After processing, Tidy Receipts displays each receipt as a side-by-side comparison: the original photograph alongside the cleaned version. Check that the receipt text is legible and that the edges have been correctly identified. If a receipt has been photographed against a white surface and edge detection has not cropped it correctly, the contrast-enhanced version will still typically be an improvement over the original.

Step 4 — Download your PDF

Click Download PDF. The resulting file contains one receipt per A4 page, centred with a white margin. This format is accepted by all major expense management systems and meets HMRC’s legibility requirements.

If OCR was enabled, a Download CSV button will also appear, containing the extracted vendor name, date, and total for each receipt.

Tips for consistent receipt management

Establishing a consistent routine reduces the time spent on receipt administration at month or quarter end:

  • Photograph receipts immediately rather than collecting them in a wallet.
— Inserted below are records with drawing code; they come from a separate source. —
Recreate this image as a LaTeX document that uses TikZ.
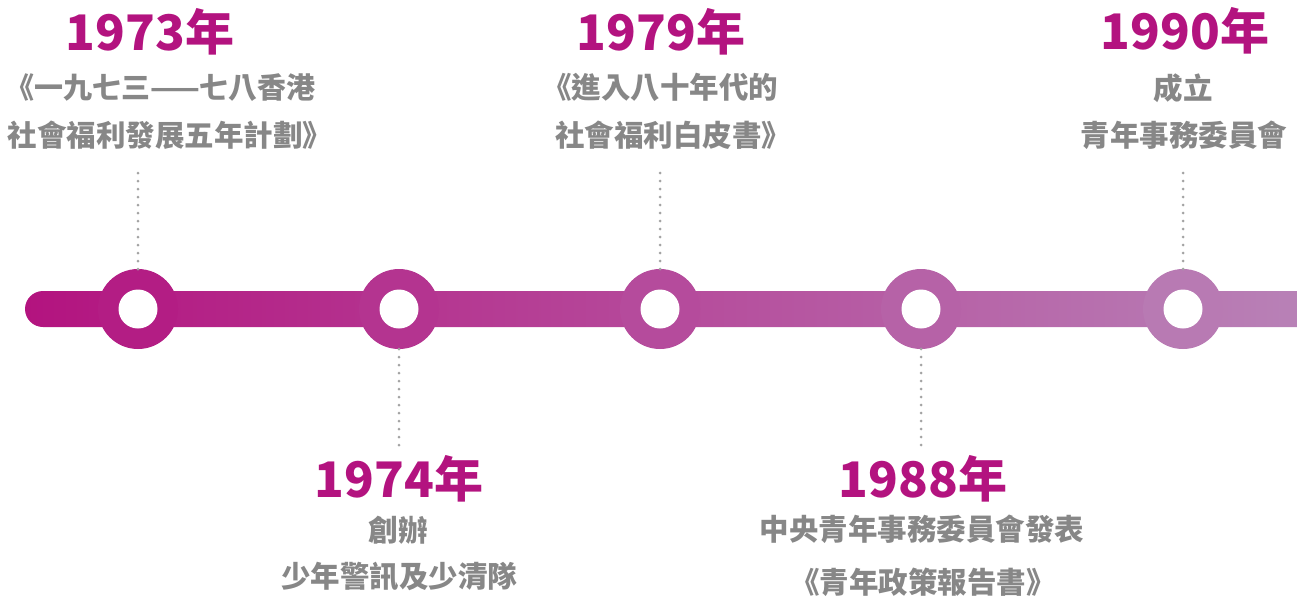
\documentclass[tikz,border=0pt]{standalone}
\usepackage{fontspec}
\newfontfamily\cjk{Noto Sans CJK TC}
\definecolor{barL}{HTML}{B3137F}
\definecolor{barR}{HTML}{B884B8}
\definecolor{yearc}{HTML}{B3137F}
\definecolor{graytxt}{HTML}{878787}
\definecolor{dotc}{HTML}{A3A3A3}
\colorlet{ca}{barR!9!barL}
\colorlet{cb}{barR!29!barL}
\colorlet{cc}{barR!50!barL}
\colorlet{cd}{barR!70!barL}
\colorlet{ce}{barR!91!barL}
\tikzset{
  ring/.style={circle, minimum size=80pt, inner sep=0pt, draw=none},
  hole/.style={circle, minimum size=39pt, inner sep=0pt, fill=white, draw=none},
  yeartxt/.style={font=\cjk\bfseries\fontsize{49}{49}\selectfont, text=yearc, inner sep=0pt, anchor=base},
  desctxt/.style={font=\cjk\bfseries\fontsize{29.5}{29.5}\selectfont, text=graytxt, inner sep=0pt, anchor=base},
  dotline/.style={draw=dotc, line width=3pt, line cap=round, dash pattern=on 0pt off 8pt},
}
\begin{document}
\begin{tikzpicture}[x=1pt,y=-1pt]
\useasboundingbox (0,0) rectangle (1297,598);
% bar
\shade[left color=barL, right color=barR, rounded corners=18pt] (25,291) rectangle (1330,327);
% circles
\node[ring, fill=ca] (c1) at (138,309) {};
\node[ring, fill=cb] (c2) at (399,309) {};
\node[ring, fill=cc] (c3) at (660,309) {};
\node[ring, fill=cd] (c4) at (921,309) {};
\node[ring, fill=ce] (c5) at (1183,309) {};
\node[hole] (h1) at (c1) {};
\node[hole] (h2) at (c2) {};
\node[hole] (h3) at (c3) {};
\node[hole] (h4) at (c4) {};
\node[hole] (h5) at (c5) {};
% dotted connectors
\coordinate (t1) at (138,173);
\coordinate (t3) at (660,173);
\coordinate (t5) at (1183,173);
\coordinate (b2) at (399,445);
\coordinate (b4) at (921,445);
\draw[dotline] (t1) -- ([yshift=-3pt]c1.north);
\draw[dotline] (t3) -- ([yshift=-3pt]c3.north);
\draw[dotline] (t5) -- ([yshift=-3pt]c5.north);
\draw[dotline] (b2) -- ([yshift=3pt]c2.south);
\draw[dotline] (b4) -- ([yshift=3pt]c4.south);
% 1973
\node[yeartxt] (y1) at (150,50) {1973年};
\node[desctxt, font=\cjk\bfseries\fontsize{29}{29}\selectfont] (d1a) at (160.5,98) {《一九七三——七八香港};
\node[desctxt] (d1b) at (170,146) {社會福利發展五年計劃》};
% 1979
\node[yeartxt] (y3) at (661,50) {1979年};
\node[desctxt] (d3a) at (660,98) {《進入八十年代的};
\node[desctxt] (d3b) at (673,146) {社會福利白皮書》};
% 1990
\node[yeartxt] (y5) at (1185,49) {1990年};
\node[desctxt] (d5a) at (1183,99) {成立};
\node[desctxt] (d5b) at (1184,146) {青年事務委員會};
% 1974
\node[yeartxt] (y2) at (399,497) {1974年};
\node[desctxt] (d2a) at (398,541) {創辦};
\node[desctxt] (d2b) at (399,587) {少年警訊及少清隊};
% 1988
\node[yeartxt] (y4) at (923,497) {1988年};
\node[desctxt] (d4a) at (922,540) {中央青年事務委員會發表};
\node[desctxt] (d4b) at (923,593) {《青年政策報告書》};
\end{tikzpicture}
\end{document}
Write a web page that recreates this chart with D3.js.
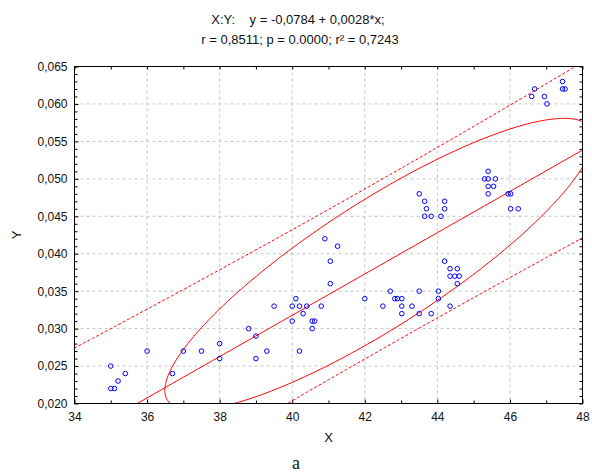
<!DOCTYPE html>
<html>
<head>
<meta charset="utf-8">
<script src="https://cdn.jsdelivr.net/npm/d3@7"></script>
<style>
  html, body { margin: 0; padding: 0; background: #fff; }
  svg text { font-family: "Liberation Sans", Arial, sans-serif; fill: #111; }
</style>
</head>
<body>
<svg id="chart" width="592" height="476"></svg>
<script>
// ---- data ----
const xValues = [35.0,35.0,35.1,35.2,35.4,36.0,36.7,37.0,37.5,38.0,38.0,38.8,39.0,39.0,39.3,39.5,
  40.0,40.0,40.1,40.2,40.3,40.4,40.2,40.55,40.62,40.55,40.8,40.9,41.25,41.05,41.05,
  42.0,42.5,42.7,42.83,42.9,43.02,43.02,43.02,43.3,43.5,43.83,43.5,44.03,44.03,44.35,
  44.2,44.35,44.55,44.35,44.48,44.6,44.55,
  43.5,43.65,43.7,43.65,43.83,44.1,44.2,44.2,
  45.4,45.3,45.4,45.6,45.4,45.55,45.4,45.95,46.02,46.02,46.23,
  46.68,46.6,46.95,47.02,47.45,47.45,47.52];
const yValues = [0.025,0.022,0.022,0.023,0.024,0.027,0.024,0.027,0.027,0.028,0.026,0.030,0.029,0.026,0.027,0.033,
  0.033,0.031,0.034,0.033,0.032,0.033,0.027,0.031,0.031,0.030,0.033,0.042,0.041,0.039,0.036,
  0.034,0.033,0.035,0.034,0.034,0.034,0.033,0.032,0.033,0.032,0.032,0.035,0.035,0.034,0.033,
  0.039,0.038,0.038,0.037,0.037,0.037,0.036,
  0.048,0.047,0.046,0.045,0.045,0.045,0.046,0.047,
  0.051,0.050,0.050,0.050,0.049,0.049,0.048,0.048,0.048,0.046,0.046,
  0.062,0.061,0.061,0.060,0.063,0.062,0.062];

const xTicks = [34,36,38,40,42,44,46,48];
const xMinorTicks = [35,37,39,41,43,45,47];
const yTicks = [0.020,0.025,0.030,0.035,0.040,0.045,0.050,0.055,0.060,0.065];
const yMinorTicks = d3.range(21, 65).filter(v => v % 5 !== 0).map(v => v / 1000);

const titleLines = ["X:Y:    y = -0,0784 + 0,0028*x;", "r = 0,8511; p = 0.0000; r\u00B2 = 0,7243"];
const xLabel = "X", yLabel = "Y", caption = "a";

// fitted statistics (as drawn in the reference)
const regression = [-0.0785, 0.002757];           // intercept, slope
const bandHalfWidth = [0.01135];                  // prediction band at the mean
const sdX = [2.43];
// 95% ellipse: center, horizontal semi-extent, tilt term, minor term
const ellipseCenter = [42.39, 0.0386];
const ellipseA = [5.9];
const ellipseD = [0.01683];
const ellipseC = [0.0098];

// ---- layout ----
const svg = d3.select("#chart");
const margin = {left: 74.5, top: 66.5};
const W = 508, H = 337;
const x = d3.scaleLinear().domain([34, 48]).range([0, W]);
const y = d3.scaleLinear().domain([0.020, 0.065]).range([H, 0]);
const g = svg.append("g").attr("transform", `translate(${margin.left},${margin.top})`);

svg.append("defs").append("clipPath").attr("id", "clip")
  .append("rect").attr("width", W).attr("height", H);

// grid
g.append("g").selectAll("line").data(xTicks.filter(d => d > 34 && d < 48)).join("line")
  .attr("x1", d => x(d)).attr("x2", d => x(d)).attr("y1", 0).attr("y2", H)
  .attr("stroke", "#c4c4c4").attr("stroke-dasharray", "3,3");
g.append("g").selectAll("line").data(yTicks.filter(d => d > 0.0201 && d < 0.0649)).join("line")
  .attr("x1", 0).attr("x2", W).attr("y1", d => y(d)).attr("y2", d => y(d))
  .attr("stroke", "#c4c4c4").attr("stroke-dasharray", "3,3");

// axes with inward ticks
const fmtY = v => d3.format(".3f")(v).replace(".", ",");
function styleAxis(sel) {
  sel.select(".domain").remove();
  sel.selectAll("text").attr("font-size", 12).attr("fill", "#111")
     .style("font-family", '"Liberation Sans", Arial, sans-serif');
  sel.selectAll("line").attr("stroke", "#000");
}
g.append("g").attr("transform", `translate(0,${H})`)
  .call(d3.axisBottom(x).tickValues(xTicks).tickSize(-4).tickPadding(9).tickFormat(d => d))
  .call(styleAxis);
g.append("g").attr("transform", `translate(0,${H})`)
  .call(d3.axisBottom(x).tickValues(xMinorTicks).tickSize(-3).tickFormat(""))
  .call(styleAxis);
g.append("g")
  .call(d3.axisTop(x).tickValues(xTicks.concat(xMinorTicks)).tickSize(-3).tickFormat(""))
  .call(styleAxis);
g.append("g")
  .call(d3.axisLeft(y).tickValues(yTicks).tickSize(-4).tickPadding(7).tickFormat(fmtY))
  .call(styleAxis);
g.append("g")
  .call(d3.axisLeft(y).tickValues(yMinorTicks).tickSize(-3).tickFormat(""))
  .call(styleAxis);
g.append("g").attr("transform", `translate(${W},0)`)
  .call(d3.axisRight(y).tickValues(yTicks.concat(yMinorTicks)).tickSize(-3).tickFormat(""))
  .call(styleAxis);

// curves
const curves = g.append("g").attr("clip-path", "url(#clip)");
const [b0, b1] = regression;
const n = xValues.length;
const Sxx = (n - 1) * sdX[0] * sdX[0];
const xs = d3.range(33.5, 48.51, 0.1);
const fit = v => b0 + b1 * v;
const half = v => bandHalfWidth[0] / Math.sqrt(1 + 1 / n) *
  Math.sqrt(1 + 1 / n + (v - ellipseCenter[0]) ** 2 / Sxx);
const line = d3.line().x(d => x(d[0])).y(d => y(d[1]));

curves.append("path").attr("d", line(xs.map(v => [v, fit(v)])))
  .attr("fill", "none").attr("stroke", "#ff0000").attr("stroke-width", 1);
[1, -1].forEach(s => {
  curves.append("path").attr("d", line(xs.map(v => [v, fit(v) + s * half(v)])))
    .attr("fill", "none").attr("stroke", "#ff0000").attr("stroke-width", 1)
    .attr("stroke-dasharray", "3,2");
});
const ts = d3.range(0, 2 * Math.PI + 0.01, Math.PI / 180);
curves.append("path")
  .attr("d", line(ts.map(t => [ellipseCenter[0] + ellipseA[0] * Math.cos(t),
    ellipseCenter[1] + ellipseD[0] * Math.cos(t) + ellipseC[0] * Math.sin(t)])))
  .attr("fill", "none").attr("stroke", "#ff0000").attr("stroke-width", 1);

// points
g.append("g").selectAll("circle").data(xValues.map((v, i) => [v, yValues[i]])).join("circle")
  .attr("cx", d => x(d[0])).attr("cy", d => y(d[1])).attr("r", 2.3)
  .attr("fill", "none").attr("stroke", "#0000ff").attr("stroke-width", 1);

// frame
g.append("rect").attr("width", W).attr("height", H)
  .attr("fill", "none").attr("stroke", "#000").attr("stroke-width", 1);

// texts
svg.append("text").attr("x", 298).attr("y", 24).attr("text-anchor", "middle")
  .attr("font-size", 13).attr("xml:space", "preserve").style("white-space", "pre").text(titleLines[0]);
svg.append("text").attr("x", 300).attr("y", 44).attr("text-anchor", "middle")
  .attr("font-size", 13).text(titleLines[1]);
svg.append("text").attr("x", margin.left + W / 2).attr("y", 442).attr("text-anchor", "middle")
  .attr("font-size", 13).text(xLabel);
svg.append("text").attr("transform", "translate(21,235) rotate(-90)").attr("text-anchor", "middle")
  .attr("font-size", 13).text(yLabel);
svg.append("text").attr("x", 296).attr("y", 469).attr("text-anchor", "middle")
  .attr("font-size", 18).style("font-family", '"Liberation Serif", "Times New Roman", serif')
  .text(caption);
</script>
</body>
</html>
Thermal receipts begin to fade within weeks; a photograph taken on the day of purchase will always be more legible than one taken a month later.
  • Name your PDF files descriptively: expenses-march-2026.pdf is easier to locate at tax time than receipts.pdf.
  • Store PDFs in a dedicated folder backed up to cloud storage. HMRC requires records to be retained for six years; a local folder on a single device is an inadequate archive.
  • Separate business and personal receipts at the point of photography. Processing them as separate batches produces separate PDFs, which simplifies accountancy and VAT reclaim submissions.

Summary

Combining receipts into a single PDF is a straightforward process when approached correctly. The key steps are: photograph receipts on a contrasting surface; apply edge detection and contrast enhancement to produce clean, legible images; and merge into a single PDF. For HMRC compliance, ensure each receipt clearly shows the supplier name, date, amount, and — for VAT purposes — the supplier’s VAT registration number.